Attend a dinner without bringing a small gift

If you have been invited to a party or home-cooked dinner by a friend, colleague, or acquaintance, the etiquette is to bring a small gift as a thank you. In Switzerland, most people choose to bring a bottle of wine or a seasonal bouquet of flowers. In a business setting, it is not necessary to bring or exchange a gift.

And while on the topic of dinner, never ring a Swiss person at dinnertime as we consider that time sacred, especially in today’s busy world. You’re welcome.

READ MORE: The dos and don’ts of Swiss social etiquette

Spend a small fortune on water

Switzerland is repeatedly recognised as a country with the best quality tap water in the world, according to the United Nations. In fact, eighty percent of the water comes from natural springs and groundwater, the rest is taken from the lakes.

The same (usually) goes for fountain water.

Except for the winter months when the water is prone to freezing, drinking fountains can be found practically everywhere in Switzerland.

The quality of water in the fountains is inspected by each municipality to ensure that it is clean and safe to drink.

If this is not the case, a label with the note “no drinking water” must be visibly attached.

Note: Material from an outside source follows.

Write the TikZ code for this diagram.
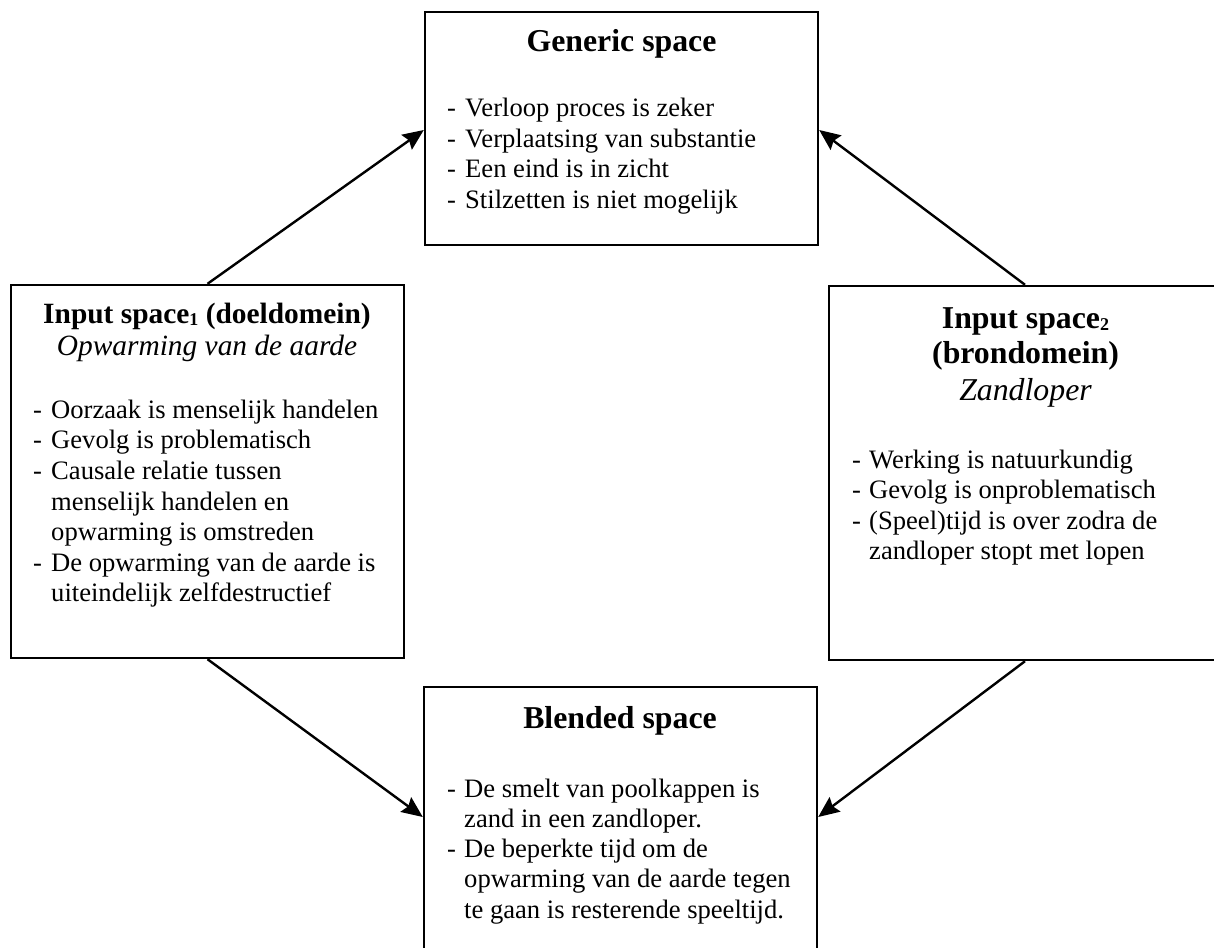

In the summer, I would recommend carrying a reusable drinking bottle wherever you go. This will not only keep you hydrated, but also save you money.

Hold a feast on a Sunday

While you are perfectly allowed to activate your weekend mode on Saturdays (though extreme noise is never welcome, because this is Switzerland), come Sunday the Swiss expect everyone – with the exception of newborns – to switch to silent-mode for the entire day. But what exactly counts as a disturbance of one’s peace? Luckily, that’s a bit of a grey zone and largely relies on a person’s common sense to decide just what is an appropriate level of noise.

On a wider scale, unwanted noise can include anything from playing instruments, slamming doors during arguments, using a drill for home improvements, or emulating Heidi Klum in some fancy high heels.

Small tip: If you’re set on hosting a party on a Sunday, notify your neighbours first, and good luck – you’ll need it.

Don’t push in

While the Swiss may not have a queuing culture when waiting on a train, they do consider it good form to pay attention to your surroundings and give way to whomever arrived first – be it when entering a lift or when trying to snag the last available parking space.

Expect public transport to wait for you

The Swiss public transport system is known for its reliable punctuality and the latter is actually a big part of local culture.

With that being said, if you happen to arrive at the platform ‘just a tad late’ for your train and make a run for it hoping the train operator will spot you and show you mercy, know that in Switzerland this will not be the case.

Since Switzerland’s rail network is very busy, even a small delay in a waiting train can cause a chain reaction and lead to many more delays.

The same (usually) goes for buses, though they are known to occasionally turn a blind eye if traffic and schedules allow.